------ Source material ------

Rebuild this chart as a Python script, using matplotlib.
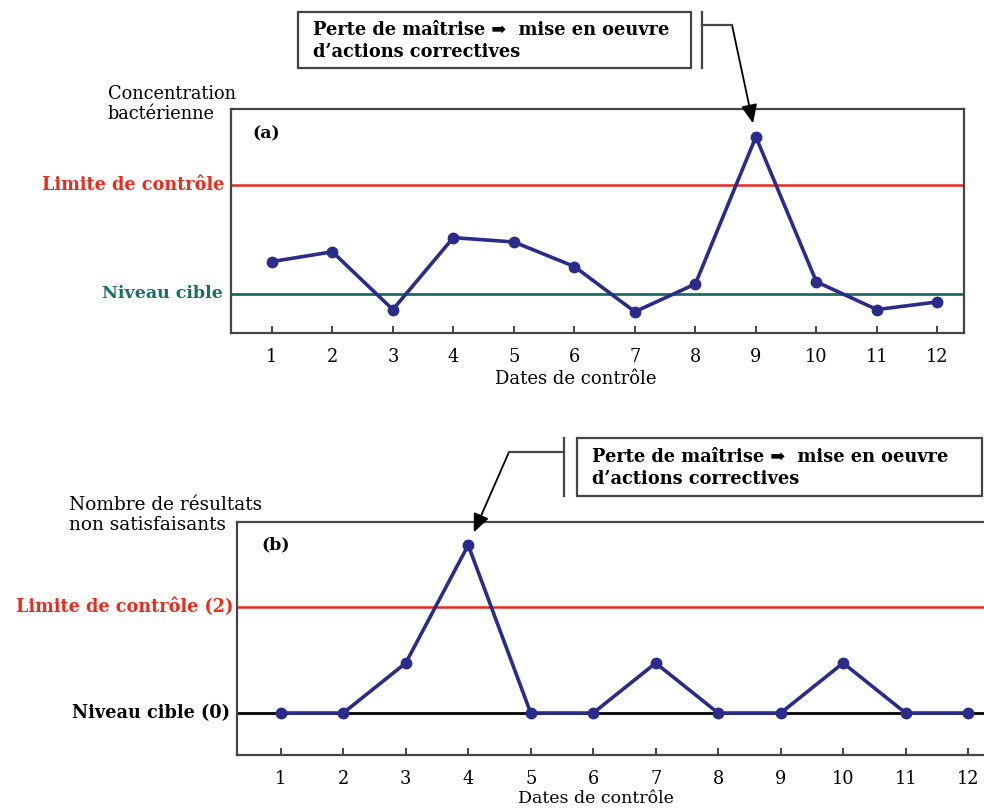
import matplotlib
matplotlib.use("Agg")
import matplotlib.pyplot as plt
from matplotlib.patches import Rectangle
from matplotlib.lines import Line2D

# ---------------- data ----------------
dates = list(range(1, 13))
tick_labels = [str(d) for d in dates]

conc_values = [1.59, 1.77, 0.71, 2.03, 1.95, 1.50, 0.67, 1.18, 3.88, 1.22, 0.71, 0.85]
conc_limit = 3.0
conc_target = 1.0

count_values = [0, 0, 0.94, 3.16, 0, 0, 0.94, 0, 0, 0.94, 0, 0]
count_limit = 2.0
count_target = 0.0

peak_a = 9
peak_b = 4

# ---------------- style ----------------
W, H = 984, 809
SERIF = ["DejaVu Serif"]
ARROWFAM = ["DejaVu Serif", "DejaVu Sans"]
NAVY = "#2b2b8c"
RED = "#ec2a1c"
TEAL = "#1b6e68"
SPINE = "#454545"

plt.rcParams["font.family"] = SERIF

fig = plt.figure(figsize=(W / 100, H / 100), dpi=100)
fig.patch.set_facecolor("white")


def fx(x):
    return x / W


def fy(y):
    return 1 - y / H


def rect(l, t, r, b):
    return [fx(l), fy(b), fx(r) - fx(l), fy(t) - fy(b)]


def style_axes(ax, right_spine=True):
    for s in ax.spines.values():
        s.set_color(SPINE)
        s.set_linewidth(1.6)
    ax.spines["right"].set_visible(right_spine)
    ax.set_yticks([])
    ax.set_xticks(dates)
    ax.set_xticklabels(tick_labels, fontsize=12.8, family=SERIF)
    ax.tick_params(axis="x", direction="in", length=5, width=1.4, color=SPINE, pad=11)


ARROW = dict(arrowstyle="-|>,head_length=0.8,head_width=0.35",
             color="black", lw=1.3, shrinkA=0, shrinkB=10, mutation_scale=14)

# ---------------- panel (a) ----------------
ax1 = fig.add_axes(rect(230.7, 109, 964, 333))
ax1.set_xlim(0.32, 12.44)
ax1.set_ylim(0.28, 4.39)
style_axes(ax1)
ax1.axhline(conc_limit, color=RED, lw=1.8, zorder=1)
ax1.axhline(conc_target, color=TEAL, lw=2.0, zorder=1)
ax1.plot(dates, conc_values, color=NAVY, lw=2.6, marker="o", ms=7.5, zorder=3)
ax1.text(0.029, 0.89, "(a)", transform=ax1.transAxes, fontsize=12.5, weight="bold",
         ha="left", va="center")
ax1.text(-0.008, conc_limit, "Limite de contrôle", transform=ax1.get_yaxis_transform(),
         color=RED, fontsize=12.7, weight="bold", ha="right", va="center")
ax1.text(-0.011, conc_target, "Niveau cible", transform=ax1.get_yaxis_transform(),
         color=TEAL, fontsize=12.5, weight="bold", ha="right", va="center")
ax1.set_xlabel("Dates de contrôle", fontsize=13)
ax1.xaxis.set_label_coords(0.471, -0.165)

fig.text(fx(108), fy(104), "Concentration\nbactérienne", fontsize=12.8,
         ha="left", va="center", linespacing=1.2)

# annotation box (a)
fig.patches.append(Rectangle((fx(298), fy(68)), fx(691) - fx(298), fy(12) - fy(68),
                             transform=fig.transFigure, fill=False, ec=SPINE, lw=1.6))
fig.text(fx(313), fy(41), "Perte de maîtrise ➡  mise en oeuvre\nd’actions correctives",
         fontsize=12.8, weight="bold", family=ARROWFAM, ha="left", va="center",
         linespacing=1.22)
fig.lines.append(Line2D([fx(702), fx(702)], [fy(12), fy(68)], transform=fig.transFigure,
                        color=SPINE, lw=1.6))
fig.lines.append(Line2D([fx(702), fx(732)], [fy(25), fy(25)], transform=fig.transFigure,
                        color=SPINE, lw=1.6))
ax1.annotate("", xy=(peak_a, conc_values[peak_a - 1]), xycoords="data",
             xytext=(fx(732), fy(25)), textcoords="figure fraction",
             arrowprops=ARROW, annotation_clip=False)

# ---------------- panel (b) ----------------
ax2 = fig.add_axes(rect(237, 521.7, 990, 755))
ax2.set_xlim(0.30, 12.35)
ax2.set_ylim(-0.79, 3.6)
style_axes(ax2, right_spine=False)
ax2.axhline(count_limit, color=RED, lw=1.8, zorder=1)
ax2.axhline(count_target, color="black", lw=2.0, zorder=1)
ax2.plot(dates, count_values, color=NAVY, lw=2.6, marker="o", ms=7.5, zorder=3)
ax2.text(0.033, 0.9, "(b)", transform=ax2.transAxes, fontsize=12.5, weight="bold",
         ha="left", va="center")
ax2.text(-0.005, count_limit, "Limite de contrôle (2)", transform=ax2.get_yaxis_transform(),
         color=RED, fontsize=12.7, weight="bold", ha="right", va="center")
ax2.text(-0.009, count_target, "Niveau cible (0)", transform=ax2.get_yaxis_transform(),
         color="black", fontsize=12.7, weight="bold", ha="right", va="center")
ax2.set_xlabel("Dates de contrôle", fontsize=12.5)
ax2.xaxis.set_label_coords(0.477, -0.148)

fig.text(fx(69), fy(515), "Nombre de résultats\nnon satisfaisants", fontsize=13.3,
         ha="left", va="center", linespacing=1.2)

# annotation box (b)
fig.patches.append(Rectangle((fx(577), fy(496)), fx(982) - fx(577), fy(438) - fy(496),
                             transform=fig.transFigure, fill=False, ec=SPINE, lw=1.6))
fig.text(fx(592), fy(468), "Perte de maîtrise ➡  mise en oeuvre\nd’actions correctives",
         fontsize=12.8, weight="bold", family=ARROWFAM, ha="left", va="center",
         linespacing=1.22)
fig.lines.append(Line2D([fx(564), fx(564)], [fy(438), fy(496)], transform=fig.transFigure,
                        color=SPINE, lw=1.6))
fig.lines.append(Line2D([fx(564), fx(509)], [fy(452), fy(452)], transform=fig.transFigure,
                        color=SPINE, lw=1.6))
ax2.annotate("", xy=(peak_b, count_values[peak_b - 1]), xycoords="data",
             xytext=(fx(509), fy(452)), textcoords="figure fraction",
             arrowprops=ARROW, annotation_clip=False)

fig.savefig("out.png", dpi=100)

------

Could the lines from the top of the material through the line with "tick_labels = [str(d) for d in dates]" be repeated exactly, pictures left out?

Rebuild this chart as a Python script, using matplotlib.
import matplotlib
matplotlib.use("Agg")
import matplotlib.pyplot as plt
from matplotlib.patches import Rectangle
from matplotlib.lines import Line2D

# ---------------- data ----------------
dates = list(range(1, 13))
tick_labels = [str(d) for d in dates]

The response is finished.